Spoiler alert! Don’t read this if you haven’t finished watching the show.
I recently finished watching the cartoon Avatar: The Legend of Korra, and was pleasantly surprised by a twist at the end: Korra and Asami are in love!
If you don’t know the show, the basic idea is that Korra is the Avatar, the bridge between the human world and the spirit world. Her job is to bring balance to the world and maintain peace. Korra has been spending several years battling villains and trying to find herself, and Asami along with her two other main friends have been helping her along the way.
At the end of the final season, Asami and Korra decide to go to the spirit world for a much-deserved vacation — though I don’t know how much of a vacation they’ll have in the spirit world, seriously, so many scary spirits! — and the last image viewers see is the two of them holding hands, walking towards the portal, and then facing each other, still holding hands, beautiful music in the background. And that’s it. Right at the very end, you see it, and then it’s over. It’s really quite beautiful. It’s a little ambiguous, and you could probably argue that it was just a friendly image, no attraction at all between the characters. But the way that they hold hands, enter, and face each other implies otherwise to me.
The reason this surprised me isn’t because of the plot, although there was some surprise there, but more because bisexuality now exists in an American cartoon. I don’t know that many cartoons, so maybe it’s not the first, but I had never seen it before. This is such a fantastic, important development in American cartoons!
The best part is it just kind of happens, and there is no dramatization or announcement about it at all. They’re just bisexual, and it’s no big deal! This is so wonderful to see in an American cartoon for children. I have to say, when I saw it, I was really happy with it! Not just for the characters — which I am — but also for the societal meaning behind it.
I’ve written before about how bisexuality isn’t truly accepted. Even in movies and television, it’s not really addressed — you might see a gay or lesbian relationship, but I struggle to think of even one bisexual relationship on the screen. How amazing is it that the first one I see is in a kids’ cartoon?! And the fact that it’s not even addressed at all within the story is wonderful too. It’s exactly like it should be: it doesn’t matter.
A lot of the time when gay or lesbian relationships are on television or in movies, it’s the focus of the story, it’s highly sexualized, it’s “the gay friend,” or it’s an important event. It’s never just a natural part, an unimportant element the same way that heterosexuality is in most movies and television: Mako and Korra as a couple doesn’t surprise, and neither does Mako and Asami. But Korra and Asami do, because it’s not a heterosexual relationship.
However, it isn’t meant to surprise viewers! It’s never mentioned that Korra and Asami are bisexual, but it’s never mentioned that Mako is straight either. Why? Because it’s not a big deal! It’s not the focus, and it doesn’t matter. Exactly like in real life!
I really think more shows need to do this.
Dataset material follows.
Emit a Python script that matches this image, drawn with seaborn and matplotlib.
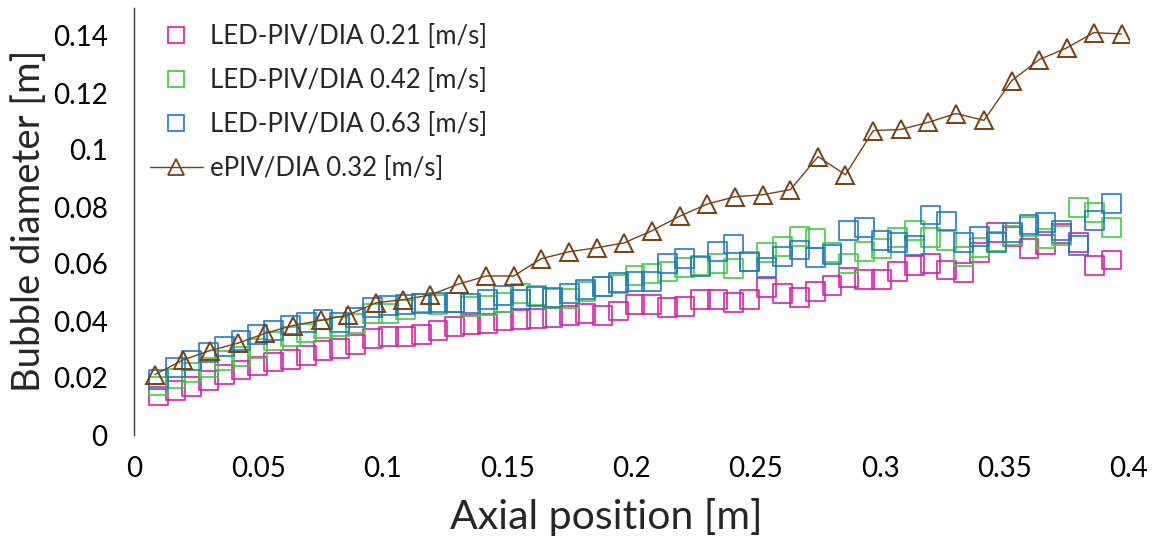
import matplotlib
matplotlib.use("Agg")
import matplotlib.pyplot as plt
from matplotlib.lines import Line2D
import seaborn as sns
import pandas as pd

# ---------------- data ----------------
x_led = [0.0100, 0.0166, 0.0232, 0.0298, 0.0364, 0.0430, 0.0496, 0.0562, 0.0628, 0.0694,
         0.0760, 0.0826, 0.0892, 0.0958, 0.1024, 0.1090, 0.1156, 0.1222, 0.1288, 0.1354,
         0.1420, 0.1486, 0.1552, 0.1618, 0.1684, 0.1750, 0.1816, 0.1882, 0.1948, 0.2014,
         0.2080, 0.2146, 0.2212, 0.2278, 0.2344, 0.2410, 0.2476, 0.2542, 0.2608, 0.2674,
         0.2740, 0.2806, 0.2872, 0.2938, 0.3004, 0.3070, 0.3136, 0.3202, 0.3268, 0.3334,
         0.3400, 0.3466, 0.3532, 0.3598, 0.3664, 0.3730, 0.3796, 0.3862, 0.3928]

y_021 = [0.0137, 0.0156, 0.0170, 0.0191, 0.0213, 0.0228, 0.0242, 0.0256, 0.0266, 0.0280,
         0.0296, 0.0304, 0.0318, 0.0338, 0.0345, 0.0345, 0.0354, 0.0368, 0.0380, 0.0389,
         0.0392, 0.0400, 0.0404, 0.0410, 0.0413, 0.0418, 0.0427, 0.0420, 0.0435, 0.0457,
         0.0459, 0.0448, 0.0450, 0.0474, 0.0474, 0.0464, 0.0474, 0.0517, 0.0497, 0.0482,
         0.0503, 0.0523, 0.0552, 0.0547, 0.0547, 0.0573, 0.0594, 0.0602, 0.0579, 0.0570,
         0.0641, 0.0709, 0.0695, 0.0654, 0.0669, 0.0706, 0.0675, 0.0594, 0.0614]

y_042 = [0.0172, 0.0199, 0.0220, 0.0236, 0.0260, 0.0275, 0.0304, 0.0330, 0.0347, 0.0358,
         0.0372, 0.0380, 0.0390, 0.0427, 0.0427, 0.0440, 0.0463, 0.0457, 0.0464, 0.0450,
         0.0453, 0.0465, 0.0495, 0.0490, 0.0480, 0.0480, 0.0503, 0.0520, 0.0530, 0.0559,
         0.0567, 0.0573, 0.0587, 0.0595, 0.0601, 0.0585, 0.0610, 0.0641, 0.0661, 0.0695,
         0.0688, 0.0640, 0.0602, 0.0643, 0.0653, 0.0692, 0.0718, 0.0692, 0.0682, 0.0626,
         0.0657, 0.0680, 0.0699, 0.0732, 0.0688, 0.0700, 0.0798, 0.0781, 0.0729]

y_063 = [0.0195, 0.0238, 0.0262, 0.0289, 0.0309, 0.0331, 0.0354, 0.0368, 0.0386, 0.0396,
         0.0405, 0.0396, 0.0412, 0.0447, 0.0454, 0.0459, 0.0460, 0.0464, 0.0464, 0.0460,
         0.0476, 0.0488, 0.0476, 0.0486, 0.0482, 0.0497, 0.0512, 0.0520, 0.0536, 0.0540,
         0.0540, 0.0602, 0.0620, 0.0592, 0.0643, 0.0670, 0.0607, 0.0587, 0.0626, 0.0649,
         0.0622, 0.0634, 0.0717, 0.0727, 0.0684, 0.0675, 0.0664, 0.0772, 0.0751, 0.0674,
         0.0695, 0.0674, 0.0710, 0.0740, 0.0745, 0.0716, 0.0666, 0.0753, 0.0813]

x_epiv = [0.0084, 0.0196, 0.0305, 0.0417, 0.0528, 0.0638, 0.0750, 0.0861, 0.0973, 0.1083,
          0.1190, 0.1306, 0.1417, 0.1527, 0.1638, 0.1750, 0.1860, 0.1970, 0.2083, 0.2194,
          0.2304, 0.2415, 0.2527, 0.2639, 0.2750, 0.2860, 0.2972, 0.3082, 0.3193, 0.3304,
          0.3417, 0.3528, 0.3639, 0.3749, 0.3859, 0.3970]
y_epiv = [0.0212, 0.0263, 0.0296, 0.0322, 0.0357, 0.0384, 0.0402, 0.0421, 0.0464, 0.0475,
          0.0491, 0.0530, 0.0558, 0.0558, 0.0619, 0.0643, 0.0657, 0.0674, 0.0717, 0.0768,
          0.0810, 0.0836, 0.0843, 0.0861, 0.0977, 0.0913, 0.1068, 0.1072, 0.1097, 0.1128,
          0.1104, 0.1243, 0.1317, 0.1358, 0.1412, 0.1407]

labels = ["LED-PIV/DIA 0.21 [m/s]", "LED-PIV/DIA 0.42 [m/s]",
          "LED-PIV/DIA 0.63 [m/s]", "ePIV/DIA 0.32 [m/s]"]
colors = ["#D81BA6", "#3DCB3D", "#1C78C8", "#7A4010"]

x_ticks = [0, 0.05, 0.1, 0.15, 0.2, 0.25, 0.3, 0.35, 0.4]
x_ticklabels = ["0", "0.05", "0.1", "0.15", "0.2", "0.25", "0.3", "0.35", "0.4"]
y_ticks = [0, 0.02, 0.04, 0.06, 0.08, 0.1, 0.12, 0.14]
y_ticklabels = ["0", "0.02", "0.04", "0.06", "0.08", "0.1", "0.12", "0.14"]

# ---------------- figure ----------------
sns.set_style("white")
plt.rcParams["font.family"] = ["Lato", "DejaVu Sans"]

fig = plt.figure(figsize=(11.55, 5.43), dpi=100)
ax = fig.add_axes([134 / 1155, (543 - 435) / 543, 995 / 1155, 427.5 / 543])

led_sets = [y_021, y_042, y_063]
for ys, col in zip(led_sets, colors[:3]):
    df = pd.DataFrame({"x": x_led, "y": ys})
    sns.scatterplot(data=df, x="x", y="y", ax=ax, marker="s", s=185,
                    facecolors="none", edgecolor=col, linewidth=1.3, alpha=0.9,
                    legend=False, zorder=3)

df_e = pd.DataFrame({"x": x_epiv, "y": y_epiv})
sns.lineplot(data=df_e, x="x", y="y", ax=ax, color=colors[3], linewidth=1.0,
             marker="^", markersize=13, markerfacecolor="none",
             markeredgecolor=colors[3], markeredgewidth=1.4, zorder=4,
             legend=False, sort=False)

ax.set_xlim(0, 0.4)
ax.set_ylim(0, 0.15)
ax.set_xticks(x_ticks)
ax.set_xticklabels(x_ticklabels)
ax.set_yticks(y_ticks)
ax.set_yticklabels(y_ticklabels)
ax.tick_params(axis="both", length=0, labelsize=20, colors="black")
ax.tick_params(axis="y", pad=19)
ax.tick_params(axis="x", pad=15)

for side in ["top", "right", "bottom"]:
    ax.spines[side].set_visible(False)
ax.spines["left"].set_color("#404040")
ax.spines["left"].set_linewidth(1.0)

ax.set_xlabel("Axial position [m]", fontsize=29.5, labelpad=12)
ax.xaxis.label.set_x(0.475)
ax.set_ylabel("Bubble diameter [m]", fontsize=27.5, labelpad=4)

handles = [Line2D([], [], ls="none", marker="s", markersize=12, markerfacecolor="none",
                  markeredgecolor=c, markeredgewidth=1.2) for c in colors[:3]]
handles.append(Line2D([], [], color=colors[3], lw=1.0, marker="^", markersize=12,
                      markerfacecolor="none", markeredgecolor=colors[3],
                      markeredgewidth=1.3))
ax.legend(handles, labels, loc="upper left", bbox_to_anchor=(16 / 995, 0.962),
          frameon=False, fontsize=18.5, handlelength=2.05, handletextpad=0.3,
          labelspacing=0.74, borderpad=0, borderaxespad=0)

fig.savefig("out.png", dpi=100)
I mean, it may be kind of an important plot point, but it’s totally normalized. and that’s what needs to happen in cartoon shows, especially for kids — anyone who knows anything about this stuff knows that confusion about sexuality starts at a young age, the age that (most) kids watch cartoons. It’s the perfect time to show kids it does not matter who they love. Big screen movies could use this change too — it’s slowly happening, but Hollywood can do better. And like I say, bisexuality still hasn’t been normalized in the mainstream entertainment industry.
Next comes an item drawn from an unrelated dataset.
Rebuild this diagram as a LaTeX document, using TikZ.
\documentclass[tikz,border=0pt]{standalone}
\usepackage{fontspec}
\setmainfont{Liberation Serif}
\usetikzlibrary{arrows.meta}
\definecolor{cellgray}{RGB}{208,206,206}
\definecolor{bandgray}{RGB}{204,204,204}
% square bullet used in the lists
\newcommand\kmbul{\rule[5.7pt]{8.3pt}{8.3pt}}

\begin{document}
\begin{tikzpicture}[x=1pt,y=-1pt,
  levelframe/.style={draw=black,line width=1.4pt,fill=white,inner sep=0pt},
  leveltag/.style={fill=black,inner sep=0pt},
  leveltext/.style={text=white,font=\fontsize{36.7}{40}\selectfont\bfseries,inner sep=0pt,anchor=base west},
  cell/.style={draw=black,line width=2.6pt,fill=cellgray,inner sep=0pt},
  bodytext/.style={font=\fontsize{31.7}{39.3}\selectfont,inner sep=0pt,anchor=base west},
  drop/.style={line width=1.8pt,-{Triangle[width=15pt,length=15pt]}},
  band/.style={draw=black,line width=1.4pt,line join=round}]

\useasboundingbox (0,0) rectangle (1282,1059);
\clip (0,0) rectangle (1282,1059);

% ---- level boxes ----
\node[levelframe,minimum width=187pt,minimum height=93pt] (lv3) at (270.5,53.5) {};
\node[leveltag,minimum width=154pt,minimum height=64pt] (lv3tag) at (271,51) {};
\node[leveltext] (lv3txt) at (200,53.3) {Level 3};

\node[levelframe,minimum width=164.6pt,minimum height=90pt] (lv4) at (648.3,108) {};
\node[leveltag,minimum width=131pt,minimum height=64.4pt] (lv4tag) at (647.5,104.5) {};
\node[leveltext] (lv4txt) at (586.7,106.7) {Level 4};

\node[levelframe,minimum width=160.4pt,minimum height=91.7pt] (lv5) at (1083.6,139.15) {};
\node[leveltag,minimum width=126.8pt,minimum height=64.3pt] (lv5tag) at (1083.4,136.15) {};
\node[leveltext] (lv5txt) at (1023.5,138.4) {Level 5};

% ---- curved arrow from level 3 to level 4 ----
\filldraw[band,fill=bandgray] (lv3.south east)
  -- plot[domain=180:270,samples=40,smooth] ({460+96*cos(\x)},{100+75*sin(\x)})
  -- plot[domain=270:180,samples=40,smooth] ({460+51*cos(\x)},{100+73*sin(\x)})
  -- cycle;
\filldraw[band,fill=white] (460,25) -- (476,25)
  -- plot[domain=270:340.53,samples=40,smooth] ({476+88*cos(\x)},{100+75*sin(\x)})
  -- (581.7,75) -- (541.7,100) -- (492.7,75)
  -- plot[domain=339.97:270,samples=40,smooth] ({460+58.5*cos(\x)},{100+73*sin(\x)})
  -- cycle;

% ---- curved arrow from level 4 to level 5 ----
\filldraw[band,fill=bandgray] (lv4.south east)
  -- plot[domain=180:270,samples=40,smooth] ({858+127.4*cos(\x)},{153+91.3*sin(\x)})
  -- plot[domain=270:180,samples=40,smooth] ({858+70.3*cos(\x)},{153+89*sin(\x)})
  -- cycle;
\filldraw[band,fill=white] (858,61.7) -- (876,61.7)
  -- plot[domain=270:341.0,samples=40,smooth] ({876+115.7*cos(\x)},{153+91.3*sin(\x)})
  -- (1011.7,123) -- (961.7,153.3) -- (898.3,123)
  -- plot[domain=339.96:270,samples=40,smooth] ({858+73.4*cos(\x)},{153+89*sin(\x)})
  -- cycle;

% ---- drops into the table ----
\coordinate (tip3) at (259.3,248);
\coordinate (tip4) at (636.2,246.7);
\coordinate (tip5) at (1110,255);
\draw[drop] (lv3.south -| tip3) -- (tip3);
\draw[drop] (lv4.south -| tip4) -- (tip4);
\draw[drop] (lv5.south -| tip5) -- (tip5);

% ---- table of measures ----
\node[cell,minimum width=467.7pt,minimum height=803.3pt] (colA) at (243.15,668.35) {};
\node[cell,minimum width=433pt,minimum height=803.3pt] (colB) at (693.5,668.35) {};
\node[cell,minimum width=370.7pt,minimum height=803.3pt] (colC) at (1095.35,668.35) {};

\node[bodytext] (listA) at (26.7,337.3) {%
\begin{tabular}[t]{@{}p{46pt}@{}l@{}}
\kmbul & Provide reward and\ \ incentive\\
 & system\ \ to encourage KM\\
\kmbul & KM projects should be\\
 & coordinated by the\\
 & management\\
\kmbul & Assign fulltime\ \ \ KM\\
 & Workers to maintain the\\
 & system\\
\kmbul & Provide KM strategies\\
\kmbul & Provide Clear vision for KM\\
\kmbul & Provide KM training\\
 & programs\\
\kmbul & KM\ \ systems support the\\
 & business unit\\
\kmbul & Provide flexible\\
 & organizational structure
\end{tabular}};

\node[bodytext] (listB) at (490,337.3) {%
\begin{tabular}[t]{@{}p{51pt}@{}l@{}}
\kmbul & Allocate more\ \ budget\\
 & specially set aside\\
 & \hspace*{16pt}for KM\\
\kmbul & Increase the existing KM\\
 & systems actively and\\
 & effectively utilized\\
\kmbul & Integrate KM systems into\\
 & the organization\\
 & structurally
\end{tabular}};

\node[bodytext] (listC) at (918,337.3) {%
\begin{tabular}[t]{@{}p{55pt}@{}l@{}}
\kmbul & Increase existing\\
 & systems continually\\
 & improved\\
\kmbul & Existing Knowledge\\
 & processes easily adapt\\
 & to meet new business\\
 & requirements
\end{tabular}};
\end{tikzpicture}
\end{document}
Still, isn’t it great that it has happened somewhere?
Edit: If you like the idea of this show, you should try Avatar: The Last Airbender as well! It’s another progressive show, less about sexuality but very feminist. One of the main characters is a girl who calls her brother out on treating women like they have only one role, cannot fight, and are not strong. Happens in the first episode. It’s really good!